RFI: As Marielles parecem ter se multiplicado, falo da presença da deputada federal eleita em 2018, a Áurea Carolina, mas também de outras ativistas eleitas para o legislativo brasileiro, como Renata Souza, Mônica Francisco e Dani Monteiro. Qual o maior legado deixado pela Marielle Franco na sua opinião?
MB: É um legado de inspiração e resistência. Essas mulheres tinham todos os motivos para se retirarem do campo político, de se sentirem ameaçadas. Mônica Francisco uma vez disse num discurso muito bem colocado que “a mulher preta já nasce com um alvo nas costas”. Elas viram isso concretizado na noite do 14 de março. Marielle era a única vereadora negra dentro da Câmara Municipal do Rio de Janeiro, num ambiente machista, misógino, branco, heteronormativo. A presença dela por si só já era uma afronta naquela casa. Talíria Petroni e Áurea Carolina, que já estavam no espaço da política, são mulheres que foram eleitas agora para um cargo federal. Essa força e essa inspiração que a Marielle hoje representa são parte de um legado. Um legado que é levado por muitas pessoas. Essas mulheres são parte dessa construção. E também essa luta não começa na Marielle, e ela inclusive compreendia isso. Muitos corpos tombaram antes da Marielle para dar força a essa luta. Podemos ver então alguma beleza na força que nasce a partir da inspiração da imagem dela.

RFI: Você pensa em se candidatar?
MB: Minha prioridade hoje é a campanha Justiça por Marielle. Estou completamente imersa nisso, tanto a minha vida profissional como a minha vida pessoal foram completamente abandonadas nesses doze meses. É um número esgotante de viagens nacionais e internacionais, buscando dar mais visibilidade ao caso, buscando a preservação da história da Marielle. Não é mais só por ela, mas por tudo que ela representa, que não exista mais nenhuma Marielle tombando dessa forma e nenhuma Mônica sentindo a dor que eu senti ao longo desses doze meses. A gente faz política de muitas formas e em vários espaços e não necessariamente através da política institucional. Mas se isso for colocado em algum outro momento e eu achar que posso contribuir com responsabilidade, eu não vejo porque não [se candidatar].

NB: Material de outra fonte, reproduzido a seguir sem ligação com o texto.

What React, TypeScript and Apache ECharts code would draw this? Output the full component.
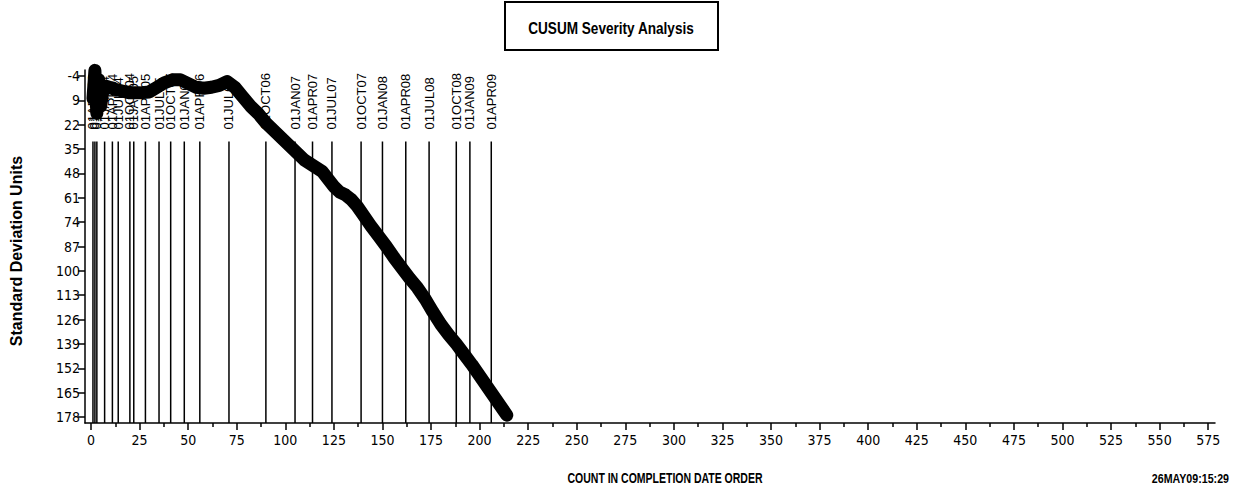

RFI: Várias homenagens foram registradas em todo o mundo neste 1 ano sem Marielle Franco. Você esperava que isso tomasse essa dimensão mundial?
MB: Acho que nem nos cenários mais ambiciosos a gente poderia esperar isso. Obviamente, quem tramou essa execução da Marielle e essa violência toda contra ela também não esperava. É de certa forma muito emocionante toda essa repercussão mundial, até porque venho recebendo uma solidariedade também nesse campo internacional, nas redes sociais, nos abraços na rua. Não tenho a menor dúvida de que não seria possível continuar na luta se não fosse toda essa solidariedade que eu venho recebendo.